Uganda on Monday charged eight managers and editors of a daily newspaper with several offenses including libel and computer misuse and a court ordered them detained until Dec. 5.
The journalists have been in detention for nearly a week after police raided the premises of Red Pepper, accusing them of publishing a false story.
Police had said on Nov. 23 that they had preferred several charges including treason against the journalists. Their lawyer, Maxma Mutabingwa, said that when they appeared in court for the first time on Monday, treason was not among the offenses read out to them.
Instead they were charged with several counts of libel, offensive communication and publication of information prejudicial to security.
"I think police backed off the treason charge because it was ridiculous, it was not sustainable at all," he told Reuters.
The journalists applied for bail but the state prosecutor said he needed time to respond and court adjourned the proceedings to Dec. 5.
The raid on the paper followed publication of a story that, citing unnamed sources, said that Rwanda believed Ugandan President Yoweri Museveni was plotting to oust its leader, Paul Kagame.
The paper has a wide readership and often regales its audience with a surfeit of salacious content about private lives of political and business officials and celebrities.
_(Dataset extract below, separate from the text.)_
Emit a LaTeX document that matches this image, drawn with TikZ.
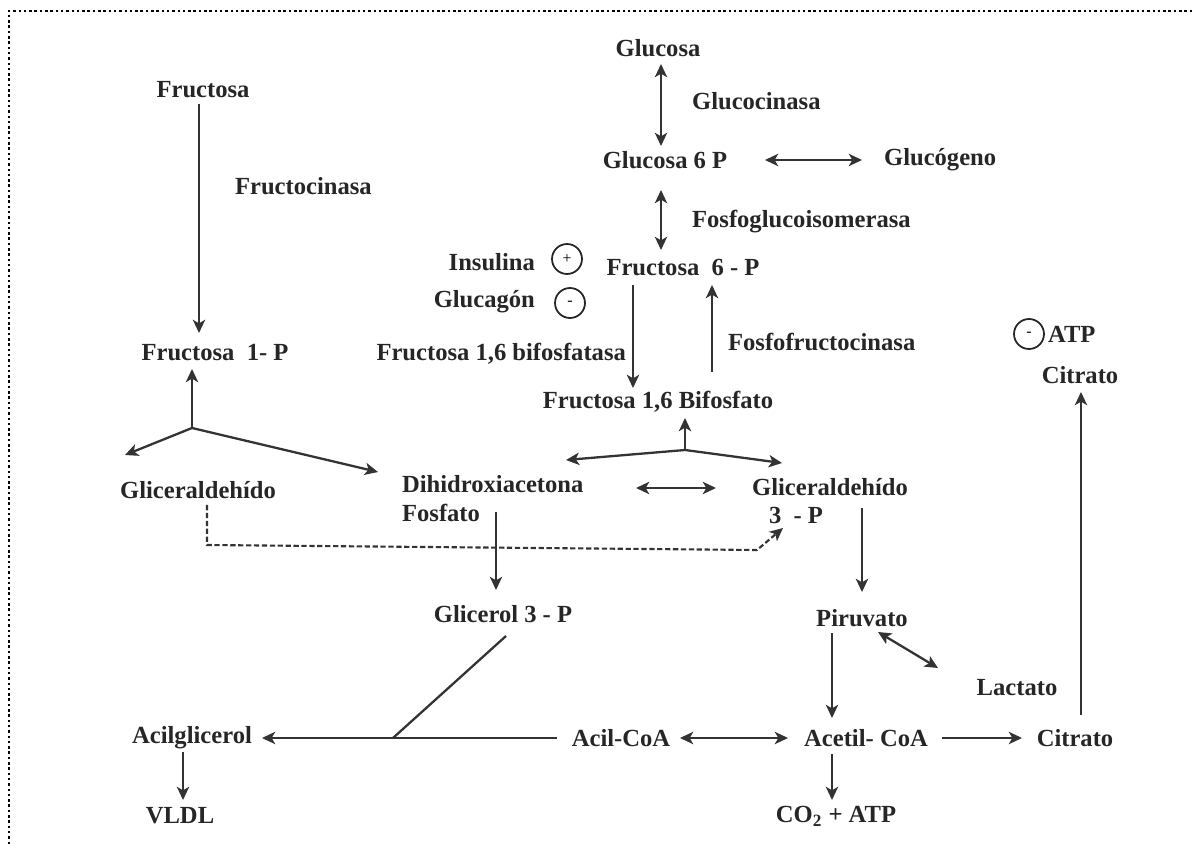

In recent years, it has moved to include more political coverage and has sometimes irked authorities with audacious headlines on security, diplomacy and power maneuvers in the government of President Yoweri Museveni.
Police have kept the media outlet's premises cordoned off. It has not published the daily since the raid. Computers, phones and other equipment confiscated during the search have also not been returned, Mutabingwa said.
Rights groups and journalists have complained of escalating harassment and intimidation of independent media by security personnel in the East African country, especially as Museveni faces growing opposition pressure to end his rule.
Local media, including Red Pepper, have reported this month on tensions between Uganda and neighboring Rwanda over a range of economic and security disputes, but Uganda's foreign affairs ministry has dismissed the reports as rumors.